Which brings up the Academy Awards, Charlie Sheen (yet again), and James Franco.  At the end of my interview for Good Morning America about Sheen, GMA interviewer Jeremy Hubbard knowingly said, in lieu of a question, "He's making these calls on drugs, right?" I declined to answer.

Meanwhile, based on his performance last night as host of the Oscars, James Franco is being accused of being on drugs (by Joe Scarborough, for one, who says he knows when people are high from coaching high school football).

Which brings us to Charlie's latest media barrage, where he says that he is a rock star from another planet - too "big" for ordinary mortals to grasp.  And I believe when he says these things that he's straight (for one thing, we know that Charlie doesn't manage himself well when high).

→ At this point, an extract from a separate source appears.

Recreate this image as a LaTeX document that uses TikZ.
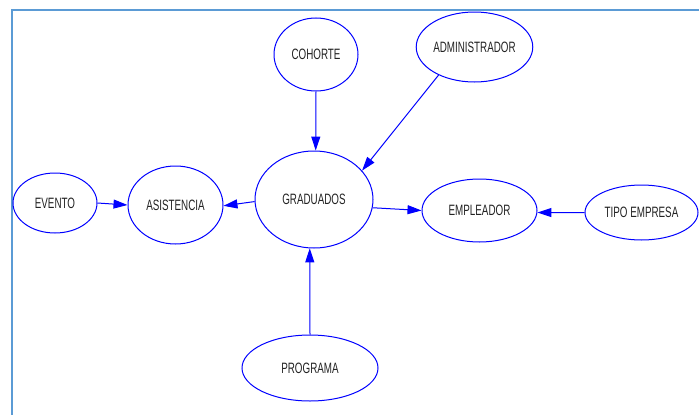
\documentclass[tikz,border=0pt]{standalone}
\usepackage{fontspec}
\setmainfont{Liberation Sans}[FakeStretch=0.655]
\usetikzlibrary{shapes.geometric,arrows.meta}
\definecolor{framecol}{HTML}{5B9BD5}
\definecolor{edgeblue}{RGB}{0,0,255}
\definecolor{labelcol}{HTML}{222222}
\begin{document}
\begin{tikzpicture}[x=1pt,y=-1pt,
  entity/.style={ellipse,draw=edgeblue,line width=1pt,inner sep=0pt,
    text=labelcol,font=\fontsize{15}{17}\selectfont},
  link/.style={draw=edgeblue,line width=1pt,
    -{Triangle[length=14pt,width=9pt]}}]
  \useasboundingbox (0,0) rectangle (699,415);
  % frame
  \draw[framecol,line width=2pt] (12,416) -- (12,10) -- (700,10);

  % entities
  \node[entity,minimum width=84pt,minimum height=73pt] (cohorte) at (316,54.5) {COHORTE};
  \node[entity,minimum width=109pt,minimum height=70pt] (admin) at (474.5,47) {ADMINISTRADOR};
  \node[entity,minimum width=118pt,minimum height=97pt] (grad) at (314,199.5) {GRADUADOS};
  \node[entity,minimum width=84pt,minimum height=60pt] (evento) at (55,203) {EVENTO};
  \node[entity,minimum width=95pt,minimum height=78pt] (asis) at (175.5,205) {ASISTENCIA};
  \node[entity,minimum width=115pt,minimum height=63pt] (empl) at (479.5,210.5) {EMPLEADOR};
  \node[entity,minimum width=113pt,minimum height=55pt] (tipo) at (641.5,212.5) {TIPO EMPRESA};
  \node[entity,minimum width=136pt,minimum height=66pt] (prog) at (310,368) {PROGRAMA};

  % relations
  \draw[link] (cohorte.south) -- (grad.88);
  \draw[link] (admin.218) -- (grad.31);
  \draw[link] (evento.east) -- (asis.west);
  \draw[link] (grad.182) -- (asis.359);
  \draw[link] (grad.352) -- (empl.180);
  \draw[link] (tipo.180) -- (empl.358);
  \draw[link] (prog.north) -- (grad.265);
\end{tikzpicture}
\end{document}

As for Franco, a few months ago, Benoit invited James and me (forgive my familiarity) to answer a question for his Good Men Project Magazine: what are we addicted to ?  As I predicted in my answer to the question, most of the men interviewed used the opportunity to boast about themselves.

Here was Franco's answer:

I'm addicted to coffee, and to school, movies, books, and art. . . . As if these obsessions are taking me away from my "real" life. They are my fucking real life, so if I spend all my time on them, good, I'm glad I'm addicted.

Which brings us to Franco's performance as the co-host (with fabulous Anne Hathaway) of the Oscars, for which he is being universally roasted. What made Joe think Franco was stoned was his totally disinterested - wish I weren't here, I'm too good for the house - demeanor.

But this attitude was evident in the pre-show interview he did with a Vanity Fair editor, Krista Smith, in which he said that his job wasn't interfering with his school work, although he declined to say what his school work is.  It is somewhat mysterious which programs Franco has been attending - he is now getting a Ph.D. in literature at Yale, but he was also reported to have been attending several other schools, including Columbia, where he was captured sleeping in the above picture.

The only hints Franco offered about what he is studying is that he is preparing for the post-film apocalypse - the demise of cinema.  In the interview, he said he wanted to host the Academy Awards while they still had an "aura" - one which no one contributed to destroying more than he did.

So, you see, as Franco himself says, he isn't addicted to drugs - he's addicted to his own fabulous life.  And, what can we say - he really is a supernova - he not only hosted the Awards - he was nominated for best actor for his starring role in 127 Hours.

Oh, he had his entire prep and performance for the Oscars recorded by his own film team .

March 2: Apropos Franco, in Us Weekly :

Franco's performance, in particular, didn't go down very well amongst viewers and television critics.

The source said the pair grew to "hate each other".

A second source is quoted as saying, "She had to provide all the energy -- he was just phoning it in," whilst yet another insider claimed, "James seemed in his own little world. Producers were p**sed."

P.S.  March 5:  Everyone else seems to admire this - I find it bizarre (from the NY Times ):

In addition to the Yale program, which could take several years, he is on track to earn a master’s degree in film from New York University this spring. (“It’s a full-time program,” an N.Y.U. spokesman said. “You can’t do it any other way.”)

Last year, Mr. Franco received a master’s degree in writing from Brooklyn College, and this semester he is co-teaching a course on film editing at Columbia College Hollywood, a private school in Los Angeles. It is called “Master Class: Editing James Franco — With James Franco.”